Drag him across the slider - now that is funny- have you ever tried to drag half a ton of dead weight- once he is down- you either need equipment or you need to start cutting. An elk is quite a bit smaller and they are not movable at 7-800 lbs either.

Reactions: Like 1


----------



## Gdurfey

Mike1950 said:


> hey they had to shoot one- he fell into a slider and ended up in a basement- made one helluva mess of the basement.
> 
> Drag him across the slider - now that is funny- have you ever tried to drag half a ton of dead weight- once he is down- you either need equipment or you need to start cutting. An elk is quite a bit smaller and they are not movable at 7-800 lbs either.


Hey, as an engineer, give me a john Deere, a rope, chain, block and tackle,.....and the willingness to remodel that part of the house!

Reactions: Like 1


----------



## Mike1950

Gdurfey said:


> Hey, as an engineer, give me a john Deere, a rope, chain, block and tackle,.....and the willingness to remodel that part of the house!
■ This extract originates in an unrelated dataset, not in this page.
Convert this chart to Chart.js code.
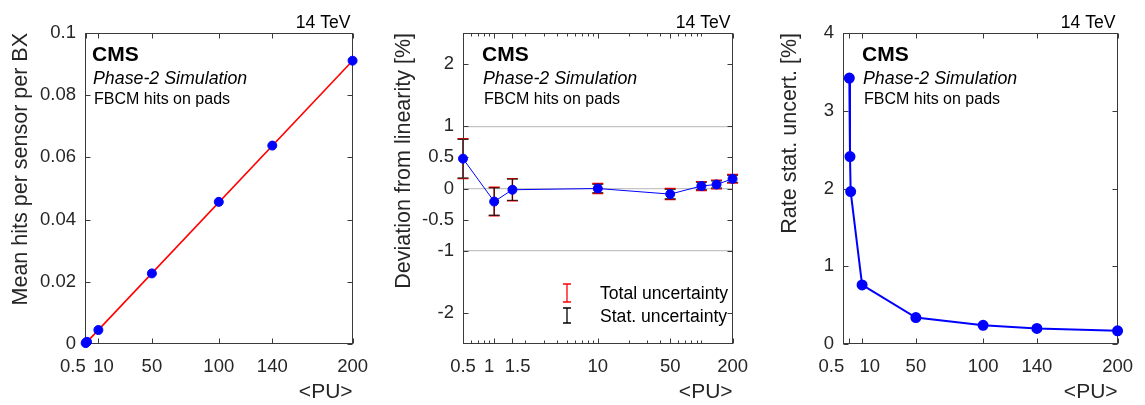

Kathie already got me to remodel that part of the house- sorry guys- no moose steaks for me- even though he looks delicious.........

Reactions: Like 1


----------



## Mike1950

Funny thing about moose in our part of the country. In the 50's and 60's there were almost no moose. Washington started moose hunting with 2 permits in the 60's Now There are hundreds.
When the settlers settled the valleys the moose lost their range- they are principally browsers -trees and shrubs. Market hunting took it's toll but they did not bounce back like deer and elk once they were protected. What brought the moose numbers up was clearcutting and heavy logging. brush and small trees. Once again moose had available winter food. Now we have more moose the ever- and since people have changed their thinking- the moose have the valley to browse in again.......


----------



## sprucegum

woodtickgreg said:


> A friend of mine went on a moose hunt in canada, he gave me a couple of steaks to try. They where like brontosaurus steaks, huge! But delicious, very mild and not gamie at all. Excellent table far. But if I had one in my yard I would have to mess with it like mike is, marbles in the butt....Funny!


I have drawn a couple of permits in the past. Shot a 2 year old bull the first time and a 2 year old cow the second time. They were both tougher than shoe leather, good flavor. If I ever get another it will be burger stem to stern.
I have called quite a few just for kicks and giggles they will often come close enough to hit with a stone. I have never had one act aggressively they usually just stand and stare at you with that WTF look on their face.

Reactions: Like 1


----------